Walter insists that Joffrey's first location wasn't hurt by the opening of Starbucks a few blocks away. Certainly Hyde Park's not giving up caffeine.

Joffrey's will be quickly replaced by Blackhawk, a coffeehouse from Fort Myers, brewing Seattle's Best Coffee (a Starbucks rival). It will expand on Joffrey's space and add beer and wine as well as light foods.

In addition, Old Hyde Park is primed to open the first local unit of Brainfood, which specializes in books, cafe food and, sure, coffee.

Smuggling's over

La mortadella is here at last. Italian markets around Tampa Bay have called the Nibbler with the happy news that the real Bologna, finely ground and spiced with pistachios and pure, gorgeous fat, is now being delivered after decades of prohibition in the United States.

Look for it around $5 a pound, but hey, it's the Chivas Regal of baloney.

Charitable indulgence

The spring marathon of food and wine events may have winded some foodies, but those with appetite and budget to spare know there's more to come.
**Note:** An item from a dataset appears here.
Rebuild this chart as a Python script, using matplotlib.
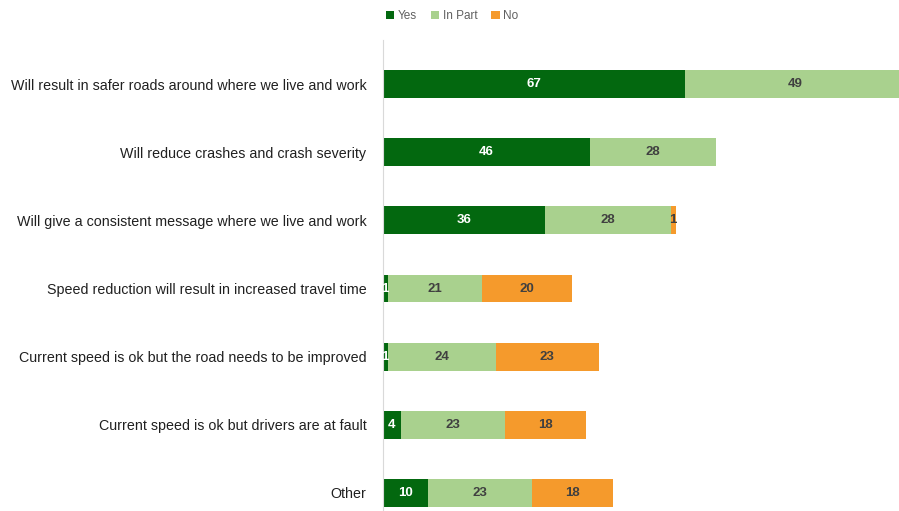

Next on the agenda is the 10th annual Share Our Strength feast, a $150-a-plate sit-down dinner and auction with food prepared by the area's top chefs under the guidance of a visiting star.

This year that's Susan Goss, of Zinfandel, a Chicago restaurant famous for its renaissance of regional American cuisines served in rotation. Her SOS menu takes farmhouse goodness and freshness on a gourmet tour.

The event begins at 6 p.m. May 25 in the grand ballroom of the new Tampa Mariott Waterside (700 S Florida Ave., Tampa). Proceeds benefit Divine Providence Food Bank and the Beth-El Mission; tickets may be reserved by calling the food bank (813-254-1190).